= Partenreederei =

A partenreederei (/de/; Plural: Partenreedereien) is a type of partnership under German and German-influenced maritime law for the joint ownership of a merchant vessel. Each partner, or partenreeder, functions as an equity partner, sharing proportionately in the proceeds, as well as the corporate debt of the business—this liability is not limited. This form of ownership is related to the Dutch partenrederij system that ultimately gave rise to joint-stock companies, and dates back to the Middle Ages.

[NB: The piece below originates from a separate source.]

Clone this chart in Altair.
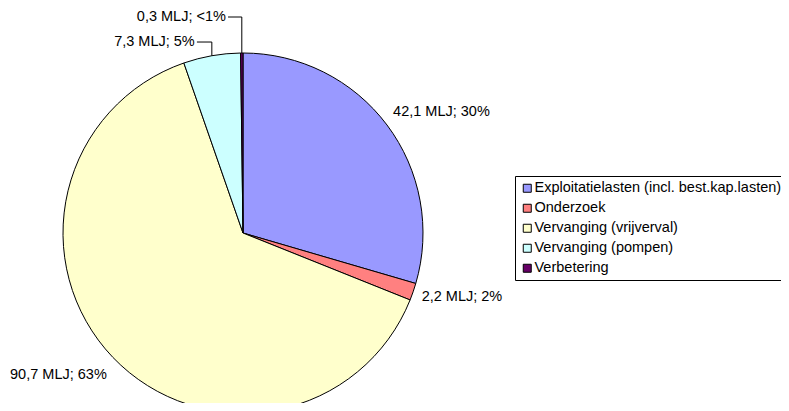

As a system of business organization, partenreederei was very common in the Baltic Sea and in England in the 1870s.

==German law==

The persistence of partenreederei is one of several aspects of German maritime law that, according to Pokrant and Gran, has led to it being widely regarded as outdated and difficult to understand. In 2013, changes to the German commercial code (handelsgesetzbuch or HGB), barred the creation of new partenreedereien. Those still existing at that time were not required to reorganize.

==Austrian law==

After the fall of Nazi Germany, the Austrian legal system retained many influences from German law. One of these was the ability to form a partenreederei. On 1 January 2007, the Trade Law Amendment Act (Handelsrechts-Änderungsgesetz) entered into force, preventing the formation of any more partenreedereien, but allowing those that existed previously to continue.